Kira Talent
- Industry: Education technology
- Founded: 2012
- Founder: Emilie Cushman Konrad Listwan
- Headquarters: Toronto
- Website: www.kiratalent.com

= Kira Talent =

Canadian software company

Kira Talent is a Canadian education technology company headquartered in Toronto. It is an online video platform used by universities for admissions interviews.

==History==
Kira Talent was founded in 2012 by Emilie Cushman and Konrad Listwan. It was named the Most Outstanding Venture among the Next 36 entrepreneurial initiative participants of 2012. As of 2016, Kira Talent had raised $8 million in funding. In 2019, Cushman, was named to the Forbes 30 Under 30 for Education.

Kira Talent’s cloud-based applicant assessment platform was introduced as an alternative to in-person and phone interviews. The interviewer records their questions over video and sends them over to candidates with an established deadline.

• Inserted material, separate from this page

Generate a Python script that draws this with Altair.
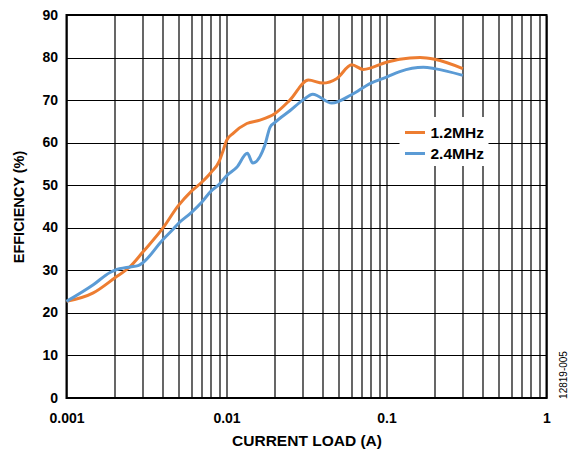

After viewing each question, an interviewee has an allotted amount of time to consider the query, after which the webcam turns on and they have a limited amount of time to record a response. After applicants have responded the reviewers can log-in to see, rank, share, and compare the results.

In 2019, Kira Talent partnered with Turnitin to offer a plagiarism checker for college admissions.